What's the use of being "on the right side of history" if history is a dead end?
E.J. Dionne of the Washington Post agrees with Bernie Sanders that the big new spending bill passed by the Senate last week falls well short substantively of what’s required from a leftist perspective. “A lot of good was negotiated away,” Dionne sniffs.
But Dionne contends that the bill strikes a blow against cynicism and hopelessness. And “in a democracy cynicism is the enemy of progress.”
My first reaction to Dionne’s column is that there should be cheaper ways to combat cynicism and despair than spending $430 billion. But my second reaction is that no amount of spending can overcome the cynicism and despair of the American left.
The left holds that America is broken. It is incorrigibly racist. It labors under a Constitution that enshrines the views of dead white male racists and, with all of its checks and balance, represents an enormous barrier to meaningful change (Dionne complains, for example, that the Senate is “wildly unrepresentative”). Its laws are enforced by out-of-control police forces bent on harassing blacks and, far too often, killing them without cause.
Worst of all, the world faces the calamitous consequences of climate change. Barring radical changes in industrial policy, and not just by the U.S., we have fewer than ten years left before disaster befalls our species.
Facing imminent disaster in a system rigged to prevent change and a country hard wired to inflict maximum harm on minority group members, how can one be other than profoundly cynical?
The American left has dug itself a deep hole. It demands activism but propounds a bitter ideology the logic of which entails, or at least strongly suggests, that activism is futile.
This marks a major change in leftism. The Marxist model, key parts of which old-fashioned socialists and progressives subscribed to, promises adherents that history is on their side. The class struggle will result in victory for workers. They will enjoy the fruits of their labor — fruits made tasty by the advances wrought by capitalism. History, including its capitalist phase, is a long march forward.
Woke leftism stands much of this on its head. Yes, its adherents are on the right side of history — but only because they are awake to history’s tragic and disastrous course.
For the woke left, history is not a march forward towards a paradise for workers or anyone else of worth. It is a perpetual affront to women, people “of color,” and the environment — one that’s rapidly plunging all of us towards existence-jeopardizing catastrophe.
Marxists celebrated economic growth, including that produced by capitalism. The woke left deplores such growth as the engine driving the world towards disaster. (See this Andrew Stuttaford post and this column by Daniel Hannan describing the left’s millenarianism.)
No spending package can strike a serious blow against this kind of cynicism.
I should add that profound cynicism also exists on the other side of the political spectrum. Many on the right believe the system is rigged to produce bad results.
But the evils the system is producing from their perspective — massive amounts of illegal immigration, assaults on free speech and other core freedoms, and a huge increase in violent crime, to name three main ones — can be overcome by policies it’s not far fetched to believe can be implemented.
Adopting the bipartisan anti-crime measures of the 1990s would curb crime.
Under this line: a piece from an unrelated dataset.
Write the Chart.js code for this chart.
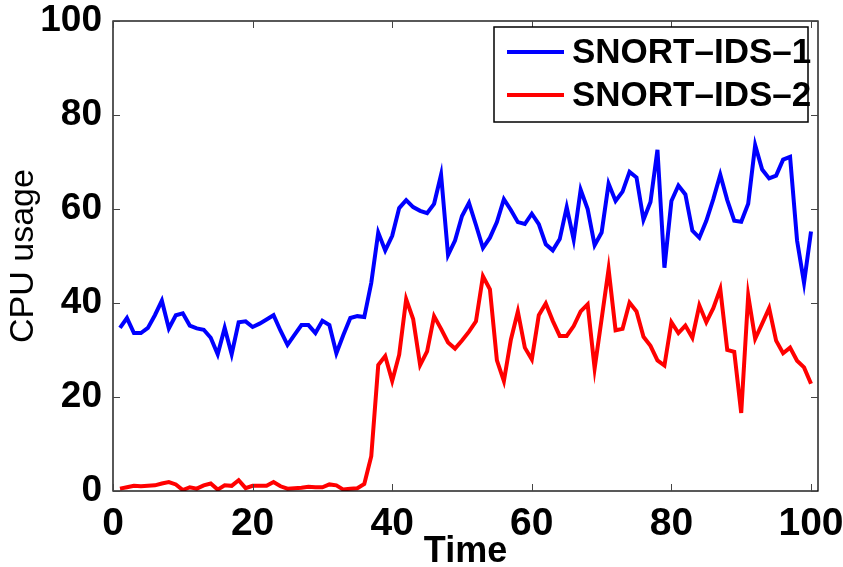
<!DOCTYPE html>
<html>
<head>
<meta charset="utf-8">
<script src="https://cdn.jsdelivr.net/npm/chart.js@4/dist/chart.umd.min.js"></script>
<style>
  html, body { margin: 0; padding: 0; background: #fff; }
  #wrap { width: 843px; height: 567px; }
</style>
</head>
<body>
<div id="wrap"><canvas id="cpu"></canvas></div>
<script>
// tiempo (muestras)
const tiempo = [1,2,3,4,5,6,7,8,9,10,11,12,13,14,15,16,17,18,19,20,
  21,22,23,24,25,26,27,28,29,30,31,32,33,34,35,36,37,38,39,40,
  41,42,43,44,45,46,47,48,49,50,51,52,53,54,55,56,57,58,59,60,
  61,62,63,64,65,66,67,68,69,70,71,72,73,74,75,76,77,78,79,80,
  81,82,83,84,85,86,87,88,89,90,91,92,93,94,95,96,97,98,99,100];

const snort1 = [34.7,36.8,33.6,33.6,34.7,37.4,40.5,34.6,37.4,37.8,
  35.2,34.6,34.3,32.6,29.1,34.7,29.1,35.9,36.1,34.9,
  35.6,36.5,37.4,34.1,31.1,33.2,35.3,35.3,33.6,36.2,
  35.3,29.3,33.2,36.8,37.2,37.0,44.3,55.0,51.2,54.3,
  60.2,61.9,60.4,59.6,59.1,61.1,67.3,50.2,53.3,58.5,
  61.3,56.6,51.7,53.9,57.2,62.1,59.8,57.2,56.8,59.0,
  56.8,52.5,51.2,53.6,60.4,53.5,64.1,60.0,52.3,55.0,
  65.4,61.7,63.7,67.9,66.7,57.7,61.5,72.6,47.5,61.7,
  65.0,63.1,55.4,53.9,57.5,62.1,67.3,61.9,57.5,57.3,
  61.1,73.6,68.4,66.5,67.1,70.5,71.1,53.3,44.3,55.2];

const snort2 = [0.5,0.8,1.1,1.0,1.1,1.2,1.6,1.9,1.4,0.2,
  0.8,0.5,1.2,1.6,0.3,1.2,1.1,2.3,0.6,1.1,
  1.1,1.1,1.9,1.0,0.5,0.6,0.7,0.9,0.8,0.8,
  1.4,1.2,0.3,0.5,0.6,1.5,7.4,26.8,28.7,23.4,
  29.0,40.8,36.6,26.8,29.7,37.2,34.5,31.6,30.3,32.0,
  33.9,36.1,45.7,42.9,27.8,23.4,32.2,38.2,30.5,28.0,
  37.4,39.9,36.2,33.0,33.0,35.1,38.2,39.7,26.1,36.6,
  47.2,34.2,34.5,40.1,38.2,32.8,30.9,27.8,26.7,35.9,
  33.6,35.2,32.6,39.5,35.9,38.9,43.0,30.0,29.6,16.6,
  41.6,32.4,35.6,38.9,32.0,29.3,30.5,27.7,26.3,22.8];

const ticksX = [0, 20, 40, 60, 80, 100];
const ticksY = [0, 20, 40, 60, 80, 100];

const etiquetas = ['SNORT\u2013IDS\u20131', 'SNORT\u2013IDS\u20132'];
const colores = ['#0000ff', '#ff0000'];

const FUENTE = "'Liberation Sans', Arial, Helvetica, sans-serif";

// Caja + marcas hacia adentro (estilo MATLAB) y leyenda dentro del area
const marcoPlugin = {
  id: 'marco',
  afterDatasetsDraw(chart) {
    const ctx = chart.ctx;
    const a = chart.chartArea;
    const xs = chart.scales.x;
    const ys = chart.scales.y;
    ctx.save();
    ctx.strokeStyle = '#000';
    ctx.lineWidth = 1.3;
    ctx.strokeRect(a.left, a.top, a.right - a.left, a.bottom - a.top);
    ctx.strokeStyle = '#444';
    ctx.lineWidth = 1;
    const L = 7;
    xs.ticks.forEach((t) => {
      const px = Math.round(xs.getPixelForValue(t.value)) + 0.5;
      ctx.beginPath();
      ctx.moveTo(px, a.bottom); ctx.lineTo(px, a.bottom - L);
      ctx.moveTo(px, a.top); ctx.lineTo(px, a.top + L);
      ctx.stroke();
    });
    ys.ticks.forEach((t) => {
      const py = Math.round(ys.getPixelForValue(t.value)) + 0.5;
      ctx.beginPath();
      ctx.moveTo(a.left, py); ctx.lineTo(a.left + L, py);
      ctx.moveTo(a.right, py); ctx.lineTo(a.right - L, py);
      ctx.stroke();
    });

    /* leyenda */
    const w = 314, h = 95;
    const bx = a.right - 10 - w, by = a.top + 6;
    ctx.fillStyle = '#fff';
    ctx.fillRect(bx, by, w, h);
    ctx.strokeStyle = '#000';
    ctx.lineWidth = 1.5;
    ctx.strokeRect(bx, by, w, h);
    ctx.font = 'bold 35px ' + FUENTE;
    ctx.textBaseline = 'middle';
    ctx.textAlign = 'left';
    chart.data.datasets.forEach((ds, i) => {
      const y = by + 25 + i * 43;
      ctx.strokeStyle = ds.borderColor;
      ctx.lineWidth = 4;
      ctx.beginPath();
      ctx.moveTo(bx + 13, y); ctx.lineTo(bx + 70, y);
      ctx.stroke();
      ctx.fillStyle = '#000';
      ctx.fillText(ds.label, bx + 78, y + 1);
    });
    ctx.restore();
  },
};

new Chart('cpu', {
  type: 'line',
  data: {
    datasets: [
      {
        label: etiquetas[0],
        data: tiempo.map((t, i) => ({ x: t, y: snort1[i] })),
        borderColor: colores[0],
        borderWidth: 4,
        pointRadius: 0,
        tension: 0,
        fill: false,
      },
      {
        label: etiquetas[1],
        data: tiempo.map((t, i) => ({ x: t, y: snort2[i] })),
        borderColor: colores[1],
        borderWidth: 4,
        pointRadius: 0,
        tension: 0,
        fill: false,
      },
    ],
  },
  options: {
    responsive: true,
    maintainAspectRatio: false,
    animation: false,
    layout: { padding: { left: 0, top: 21, right: 25, bottom: 0 } },
    plugins: { legend: { display: false }, tooltip: { enabled: false } },
    scales: {
      x: {
        type: 'linear',
        min: 0,
        max: 101,
        border: { display: false },
        grid: { display: false },
        afterBuildTicks: (s) => { s.ticks = ticksX.map((v) => ({ value: v })); },
        ticks: {
          color: '#000',
          padding: 2,
          maxRotation: 0,
          font: { family: FUENTE, size: 39, weight: 'bold' },
        },
        title: {
          display: true,
          text: 'Time',
          color: '#000',
          padding: { top: 0, bottom: -3 },
          font: { family: FUENTE, size: 36, weight: 'bold', lineHeight: 1 },
        },
        afterFit: (s) => { s.height = 76; s.paddingLeft = 0; s.paddingRight = 0; },
      },
      y: {
        min: 0,
        max: 100,
        border: { display: false },
        grid: { display: false },
        afterBuildTicks: (s) => { s.ticks = ticksY.map((v) => ({ value: v })); },
        ticks: {
          color: '#000',
          padding: 3,
          font: { family: FUENTE, size: 37, weight: 'bold' },
        },
        title: {
          display: true,
          text: 'CPU usage',
          color: '#000',
          padding: { top: 7, bottom: 0 },
          font: { family: FUENTE, size: 34, weight: 'normal', lineHeight: 1 },
        },
        afterFit: (s) => { s.width = 113; s.paddingTop = 0; s.paddingBottom = 0; },
      },
    },
  },
  plugins: [marcoPlugin],
});
</script>
</body>
</html>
Adopting Trump’s border agenda would curb illegal immigration. Red states are already fighting back with some effectiveness against woke attacks on our freedoms.
Curbing the power of federal bureaucrats to thwart our democracy by resisting the policies of presidents and Congresses they don’t like is a tougher nut to crack. Significant progress towards restoring the traditional family is tougher yet.
But not as tough as rewriting the Constitution to change the structure of our government, radically altering industrial policy in the U.S. and other major economies, and overcoming racism that, in the woke left’s view, is so deep within our national psyche that most of us aren’t conscious of it.
E.J Dionne is right to worry about cynicism and hopelessness on his side of the political divide. He’s wrong to believe that a $450 billion spending bill will dent that cynicism and hopelessness.